Danny Maloony ist restlos überfordert mit dem Leben. Viel zu früh ist er Vater geworden, und dann stirbt seine Frau Liz, mit der er alles immer irgendwie hat regeln können bei einem Autounfall. Sein Sohn Will redet seit diesem Tag kein einziges Wort mehr, und Danny verliert auch noch seinen Job auf der Baustelle. Seinem Vermieter ist er schon zwei Monatsmieten schuldig, und wie es aussieht, wird dieser nicht lange zappeln und für die Eintreibung der Mietschulden auch Gewalt anwenden.
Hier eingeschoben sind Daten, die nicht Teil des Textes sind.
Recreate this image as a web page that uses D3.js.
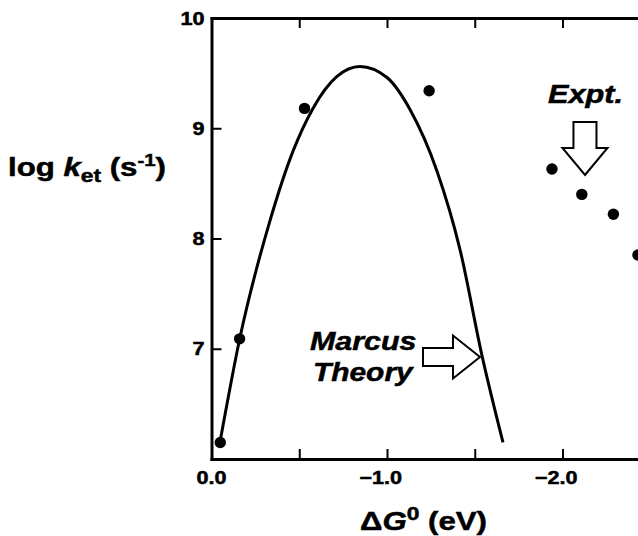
<!DOCTYPE html>
<html lang="en">
<head>
  <meta charset="UTF-8">
  <title>Marcus inverted region</title>
  <script src="https://d3js.org/d3.v7.min.js"></script>
  <style>
    body { margin: 0; background: #fff; }
    svg text { font-family: "Liberation Sans", Arial, sans-serif; font-weight: bold; fill: #000; }
    svg text.heavy { stroke: #000; stroke-width: 0.5px; }
  </style>
</head>
<body>
  <div id="chart"></div>
  <script>
    // measured data points (ΔG0 in eV, log ket)
    const expG   = [-0.05, -0.16, -0.53, -1.24, -1.94, -2.11, -2.29, -2.43];
    const expLog = [6.15, 7.09, 9.18, 9.34, 8.63, 8.40, 8.22, 7.85];

    // Marcus theory curve
    const curveG   = [-0.048, -0.162, -0.333, -0.464, -0.578, -0.715, -0.846,
                      -1.000, -1.131, -1.285, -1.416, -1.541, -1.661];
    const curveLog = [6.15, 7.10, 8.16, 8.79, 9.18, 9.47, 9.56,
                      9.46, 9.17, 8.61, 7.90, 6.94, 6.15];

    const xTicks = [0, -0.5, -1.0, -1.5, -2.0, -2.5];
    const xLabels = [0, -1.0, -2.0];
    const yTicks = [7, 8, 9, 10];

    const W = 638, H = 536;
    const plotL = 211.5, plotT = 18, plotB = 459;

    const svg = d3.select("#chart").append("svg")
      .attr("width", W).attr("height", H);

    const x = d3.scaleLinear().domain([0, -2.6]).range([plotL, plotL + 2.6 * 175.5]);
    const y = d3.scaleLinear().domain([6, 10]).range([plotB, plotT]);
    const sx = 1.2; // glyphs in the picture are stretched sideways

    const fmt = d => d === 0 ? "0.0" : "\u2212" + d3.format(".1f")(-d);

    // bottom axis
    svg.append("g").attr("transform", `translate(0,${plotB})`)
      .call(d3.axisBottom(x).tickValues(xTicks).tickSizeInner(-10).tickSizeOuter(0).tickFormat(""));
    // top axis
    svg.append("g").attr("transform", `translate(0,${plotT})`)
      .call(d3.axisTop(x).tickValues(xTicks).tickSizeInner(-10).tickSizeOuter(0).tickFormat(""));
    // left axis
    svg.append("g").attr("transform", `translate(${plotL},0)`)
      .call(d3.axisLeft(y).tickValues(yTicks).tickSizeInner(-10).tickSizeOuter(0).tickFormat(""));

    svg.selectAll(".domain").attr("stroke", "#000").attr("stroke-width", 3)
      .attr("stroke-linecap", "square");
    svg.selectAll(".tick line").attr("stroke", "#000").attr("stroke-width", 2);

    // x tick labels
    svg.selectAll(".xlab").data(xLabels).enter().append("text")
      .attr("class", "heavy")
      .attr("transform", d => `translate(${x(d) + 15},${plotB + 25}) scale(${sx},1)`)
      .attr("text-anchor", "end")
      .style("font-size", "18px")
      .text(fmt);

    // y tick labels
    svg.selectAll(".ylab").data(yTicks).enter().append("text")
      .attr("class", "heavy")
      .attr("transform", d => `translate(${plotL - 7},${y(d) + 6.5}) scale(${sx},1)`)
      .attr("text-anchor", "end")
      .style("font-size", "18px")
      .text(d => d);

    // curve
    const line = d3.line()
      .x(d => x(d[0])).y(d => y(d[1]))
      .curve(d3.curveMonotoneX);
    svg.append("path")
      .datum(curveG.map((g, i) => [g, curveLog[i]]))
      .attr("d", line)
      .attr("fill", "none").attr("stroke", "#000").attr("stroke-width", 3);

    // points
    svg.selectAll(".pt").data(expG.map((g, i) => [g, expLog[i]])).enter().append("circle")
      .attr("cx", d => x(d[0])).attr("cy", d => y(d[1]))
      .attr("r", 5.7).attr("fill", "#000");

    // axis titles
    const yt = svg.append("text")
      .attr("class", "heavy")
      .attr("transform", `translate(8,176) scale(${sx},1)`)
      .style("font-size", "26px");
    yt.append("tspan").text("log ");
    yt.append("tspan").style("font-style", "italic").text("k");
    yt.append("tspan").attr("dy", 6).style("font-size", "19px").text("et");
    yt.append("tspan").attr("dy", -6).text(" (s");
    yt.append("tspan").attr("dy", -10).style("font-size", "17px").text("-1");
    yt.append("tspan").attr("dy", 10).text(")");

    const xt = svg.append("text")
      .attr("class", "heavy")
      .attr("transform", `translate(360,530) scale(${sx},1)`)
      .style("font-size", "26px");
    xt.append("tspan").text("\u0394");
    xt.append("tspan").style("font-style", "italic").text("G");
    xt.append("tspan").attr("dy", -10).style("font-size", "19px").text("0");
    xt.append("tspan").attr("dy", 10).text(" (eV)");

    // annotations
    const note = (t, px, py, s) => svg.append("text")
      .attr("class", "heavy")
      .attr("transform", `translate(${px},${py}) scale(${s},1)`)
      .style("font-size", "26px").style("font-style", "italic").text(t);
    note("Marcus", 310, 350, 1.17);
    note("Theory", 313, 381, 1.15);
    note("Expt.", 548, 103, 1.18);

    // outline arrows (shaft length, shaft half-width, head half-width, head length)
    function arrow(tipX, tipY, angle, len, sw, hw, hl) {
      const pts = [[0, 0], [-hl, -hw], [-hl, -sw], [-len, -sw], [-len, sw], [-hl, sw], [-hl, hw]];
      svg.append("polygon")
        .attr("points", pts.map(p => p.join(",")).join(" "))
        .attr("transform", `translate(${tipX},${tipY}) rotate(${angle})`)
        .attr("fill", "#fff").attr("stroke", "#000").attr("stroke-width", 2)
        .attr("stroke-linejoin", "miter");
    }
    arrow(x(-1.53), y(6.925), 0, 57, 9, 21.5, 27);
    arrow(x(-2.128), y(8.576), 90, 53, 11.5, 22.5, 27);
  </script>
</body>
</html>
Danny sieht also keinen rosigen Zeiten entgegen und hat leider auch keinen richtigen Beruf erlernt oder Verwandte, die ihm aus der Patsche helfen könnten.

Seine Geschäftsidee scheint dann auch eher eine Verzweiflungstat zu sein, als ein gut durchdachter Buisinessplan. Die Kleinkünstlerszene im Hydepark lässt ihn denken, dass er mit einem Kostüm und etwas Herumgehopse schon zu Geld kommen könne. So erwirbt er ein Pandakostüm, dass nicht hübsch aber billig ist und versucht sein Glück. Leider kann er überhaupt nicht tanzen......

In "Pandatage" gelingt es dem Autor James Gould-Bourn , dass die Leser mitfühlen und zwar nicht nur mit dem überforderten Vater, sondern auch mit dem unglücklichen Sohn, der die engste Bezugperson verloren hat, die er hatte. Sein Vater war immer arbeiten. Er kennt ihn gar nicht so wirklich, hat das Kümmern fast immer seiner Frau Liz überlassen. Die ganze Situation, so tragisch sie ist, entbehrt nicht einer gewissen Komik. Dazu eine gute Prise englischer Humor, skurile aber meist liebenswerte Charaktere und voilà, ist ein besonderes Wohlfühlbuch entstanden, dass Herz und Seele wärmt. Der Autor spielt bewusst mit Klischees und trotzdem ist das Ende nicht so vorhersehbar wie man zunächst denkt.

Dieser Debütroman ist voller Situationskomik und macht einfach Spaß. Mich hat er wunderbar unterhalten.